Em meio ao agravamento e ao posterior arrefecimento da tensão institucional, com articulações que incluíram o ex-presidente Michel Temer (MDB) e o ministro Gilmar Mendes, o Supremo adiou, mais uma vez, a análise da reclamação do MP-RJ (Ministério Público do Rio de Janeiro) contra a decisão do Tribunal de Justiça do Rio que concedeu foro ao senador Flávio Bolsonaro.
Inicialmente, o julgamento estava marcado para 31 de agosto, mas o relator da matéria, Gilmar Mendes, decidiu adiá-lo a pedido do advogado do senador, Rodrigo Roca. O defensor afirmou que não poderia comparecer à sessão.
Presidente da Segunda Turma, colegiado encarregado de julgar o recurso, o ministro Kassio Nunes Marques indicou o dia 14 deste mês para o julgamento, que não ocorreu.

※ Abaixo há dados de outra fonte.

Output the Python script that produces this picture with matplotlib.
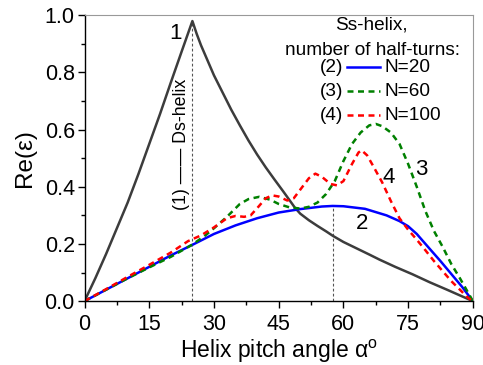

E não há, segundo o tribunal, data marcada para análise.
Os atos de 7 de setembro são alvo de uma apuração do corregedor-geral da Justiça Eleitoral, ministro Luis Felipe Salomão. O magistrado avalia se houve propaganda antecipada e abuso de poder.
A investigação decorre de indícios de que a mobilização em apoio a Bolsonaro pode ter sido financiada por empresários ou políticos.
O TSE reuniu informações que incluem um vídeo no interior de um ônibus fretado por apoiadores do presidente que participaram da manifestação, além de notícias veiculadas pela imprensa.
Na gravação, segundo informou a corte eleitoral, aparece um homem trajando camiseta com dizeres de apoio ao voto impresso e que distribui dinheiro para os ocupantes do veículo.
Será apurado também se houve pagamento de transporte e diárias a quem participou dos atos e se houve conteúdo de campanha eleitoral antecipada, informou a corte eleitoral.
O material foi enviado à Polícia Federal, para que seja providenciada a transcrição do vídeo e o aprofundamento da investigação.
No STF corre um inquérito, instaurado antes do feriado da Independência e sob a relatoria de Moraes, com a finalidade de apurar a mobilização, a organização e o financiamento das manifestações do dia 7.
Bolsonaro não aparece como investigado nele. São alvos, entre outros, o presidente nacional do PTB e ex-deputado Roberto Jefferson, o cantor Sérgio Reis e o caminhoneiro Marco Antonio Pereira Gomes, conhecido como Zé Trovão, este foragido do país e contra quem há uma ordem de prisão a ser cumprida.